» STATED EXERCISE
Below is a listing to write out in full, exactly as given, without its pictures.

▼

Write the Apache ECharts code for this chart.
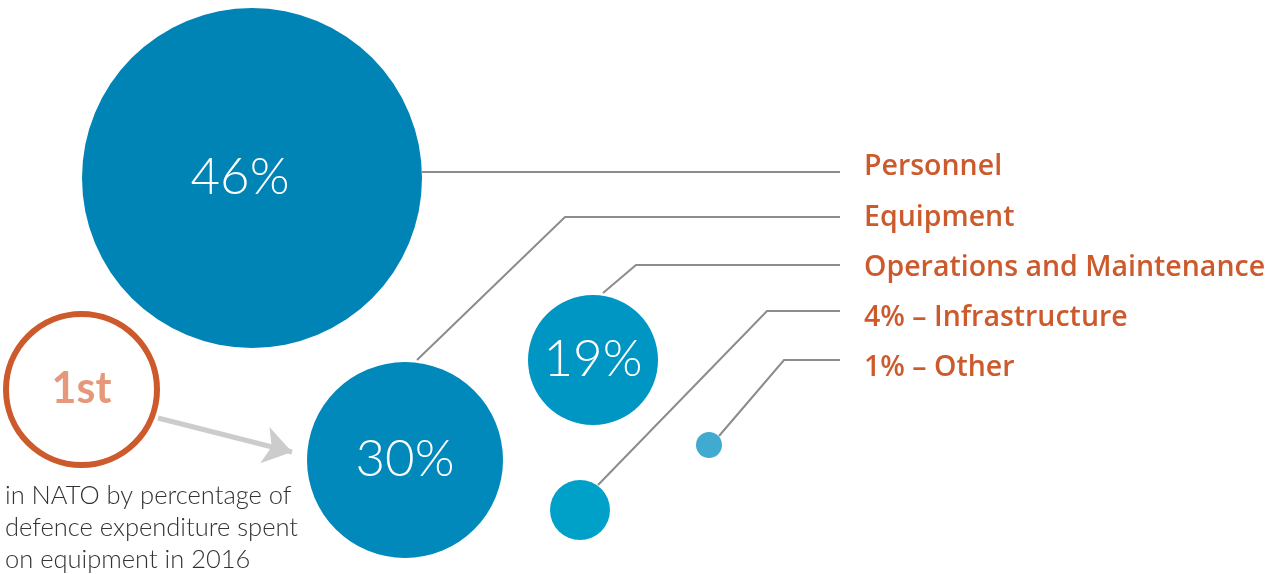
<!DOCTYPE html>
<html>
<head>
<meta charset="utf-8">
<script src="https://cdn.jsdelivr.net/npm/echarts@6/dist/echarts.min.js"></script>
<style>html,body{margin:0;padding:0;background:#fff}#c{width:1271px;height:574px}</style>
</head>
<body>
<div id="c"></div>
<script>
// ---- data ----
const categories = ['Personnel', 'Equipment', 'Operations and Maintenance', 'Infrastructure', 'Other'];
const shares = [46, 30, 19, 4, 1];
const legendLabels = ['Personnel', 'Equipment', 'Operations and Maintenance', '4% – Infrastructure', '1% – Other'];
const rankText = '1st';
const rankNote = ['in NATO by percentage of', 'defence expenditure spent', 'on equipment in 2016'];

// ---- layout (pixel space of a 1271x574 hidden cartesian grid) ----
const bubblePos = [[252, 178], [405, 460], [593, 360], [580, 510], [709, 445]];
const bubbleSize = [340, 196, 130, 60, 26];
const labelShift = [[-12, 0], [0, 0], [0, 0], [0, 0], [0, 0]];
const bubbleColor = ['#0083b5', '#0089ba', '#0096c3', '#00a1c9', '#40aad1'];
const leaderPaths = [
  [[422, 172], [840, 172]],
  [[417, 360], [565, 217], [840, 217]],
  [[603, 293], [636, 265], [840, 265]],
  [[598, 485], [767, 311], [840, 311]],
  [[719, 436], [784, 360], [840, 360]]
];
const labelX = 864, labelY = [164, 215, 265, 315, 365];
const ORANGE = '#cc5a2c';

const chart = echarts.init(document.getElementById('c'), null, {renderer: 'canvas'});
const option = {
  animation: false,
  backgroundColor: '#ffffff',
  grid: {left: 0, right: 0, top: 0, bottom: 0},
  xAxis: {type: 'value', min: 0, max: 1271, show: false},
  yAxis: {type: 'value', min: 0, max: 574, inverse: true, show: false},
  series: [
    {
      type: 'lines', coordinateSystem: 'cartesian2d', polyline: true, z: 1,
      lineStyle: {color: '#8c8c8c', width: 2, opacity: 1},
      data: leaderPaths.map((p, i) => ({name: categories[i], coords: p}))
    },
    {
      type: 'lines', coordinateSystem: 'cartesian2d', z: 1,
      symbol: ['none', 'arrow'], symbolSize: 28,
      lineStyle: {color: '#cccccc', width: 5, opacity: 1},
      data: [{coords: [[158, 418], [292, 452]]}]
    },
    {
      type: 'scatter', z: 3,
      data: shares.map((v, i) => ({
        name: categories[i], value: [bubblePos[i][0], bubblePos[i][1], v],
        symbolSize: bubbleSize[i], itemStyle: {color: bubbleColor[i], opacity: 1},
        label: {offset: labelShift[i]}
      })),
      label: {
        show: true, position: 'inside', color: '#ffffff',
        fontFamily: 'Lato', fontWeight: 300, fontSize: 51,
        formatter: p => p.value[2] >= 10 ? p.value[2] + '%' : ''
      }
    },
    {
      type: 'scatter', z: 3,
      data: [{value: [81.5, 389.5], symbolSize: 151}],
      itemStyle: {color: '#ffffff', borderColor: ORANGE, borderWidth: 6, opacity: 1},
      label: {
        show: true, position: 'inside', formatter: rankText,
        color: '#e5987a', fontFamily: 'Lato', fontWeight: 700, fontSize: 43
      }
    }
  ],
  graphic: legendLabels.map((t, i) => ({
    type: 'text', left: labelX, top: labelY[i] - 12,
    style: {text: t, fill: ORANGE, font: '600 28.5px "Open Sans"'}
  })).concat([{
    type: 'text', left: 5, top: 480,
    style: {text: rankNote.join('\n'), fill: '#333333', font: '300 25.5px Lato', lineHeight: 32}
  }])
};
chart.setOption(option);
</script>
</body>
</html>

▲

» FINISHED TASK
Write the Apache ECharts code for this chart.
<!DOCTYPE html>
<html>
<head>
<meta charset="utf-8">
<script src="https://cdn.jsdelivr.net/npm/echarts@6/dist/echarts.min.js"></script>
<style>html,body{margin:0;padding:0;background:#fff}#c{width:1271px;height:574px}</style>
</head>
<body>
<div id="c"></div>
<script>
// ---- data ----
const categories = ['Personnel', 'Equipment', 'Operations and Maintenance', 'Infrastructure', 'Other'];
const shares = [46, 30, 19, 4, 1];
const legendLabels = ['Personnel', 'Equipment', 'Operations and Maintenance', '4% – Infrastructure', '1% – Other'];
const rankText = '1st';
const rankNote = ['in NATO by percentage of', 'defence expenditure spent', 'on equipment in 2016'];

// ---- layout (pixel space of a 1271x574 hidden cartesian grid) ----
const bubblePos = [[252, 178], [405, 460], [593, 360], [580, 510], [709, 445]];
const bubbleSize = [340, 196, 130, 60, 26];
const labelShift = [[-12, 0], [0, 0], [0, 0], [0, 0], [0, 0]];
const bubbleColor = ['#0083b5', '#0089ba', '#0096c3', '#00a1c9', '#40aad1'];
const leaderPaths = [
  [[422, 172], [840, 172]],
  [[417, 360], [565, 217], [840, 217]],
  [[603, 293], [636, 265], [840, 265]],
  [[598, 485], [767, 311], [840, 311]],
  [[719, 436], [784, 360], [840, 360]]
];
const labelX = 864, labelY = [164, 215, 265, 315, 365];
const ORANGE = '#cc5a2c';

const chart = echarts.init(document.getElementById('c'), null, {renderer: 'canvas'});
const option = {
  animation: false,
  backgroundColor: '#ffffff',
  grid: {left: 0, right: 0, top: 0, bottom: 0},
  xAxis: {type: 'value', min: 0, max: 1271, show: false},
  yAxis: {type: 'value', min: 0, max: 574, inverse: true, show: false},
  series: [
    {
      type: 'lines', coordinateSystem: 'cartesian2d', polyline: true, z: 1,
      lineStyle: {color: '#8c8c8c', width: 2, opacity: 1},
      data: leaderPaths.map((p, i) => ({name: categories[i], coords: p}))
    },
    {
      type: 'lines', coordinateSystem: 'cartesian2d', z: 1,
      symbol: ['none', 'arrow'], symbolSize: 28,
      lineStyle: {color: '#cccccc', width: 5, opacity: 1},
      data: [{coords: [[158, 418], [292, 452]]}]
    },
    {
      type: 'scatter', z: 3,
      data: shares.map((v, i) => ({
        name: categories[i], value: [bubblePos[i][0], bubblePos[i][1], v],
        symbolSize: bubbleSize[i], itemStyle: {color: bubbleColor[i], opacity: 1},
        label: {offset: labelShift[i]}
      })),
      label: {
        show: true, position: 'inside', color: '#ffffff',
        fontFamily: 'Lato', fontWeight: 300, fontSize: 51,
        formatter: p => p.value[2] >= 10 ? p.value[2] + '%' : ''
      }
    },
    {
      type: 'scatter', z: 3,
      data: [{value: [81.5, 389.5], symbolSize: 151}],
      itemStyle: {color: '#ffffff', borderColor: ORANGE, borderWidth: 6, opacity: 1},
      label: {
        show: true, position: 'inside', formatter: rankText,
        color: '#e5987a', fontFamily: 'Lato', fontWeight: 700, fontSize: 43
      }
    }
  ],
  graphic: legendLabels.map((t, i) => ({
    type: 'text', left: labelX, top: labelY[i] - 12,
    style: {text: t, fill: ORANGE, font: '600 28.5px "Open Sans"'}
  })).concat([{
    type: 'text', left: 5, top: 480,
    style: {text: rankNote.join('\n'), fill: '#333333', font: '300 25.5px Lato', lineHeight: 32}
  }])
};
chart.setOption(option);
</script>
</body>
</html>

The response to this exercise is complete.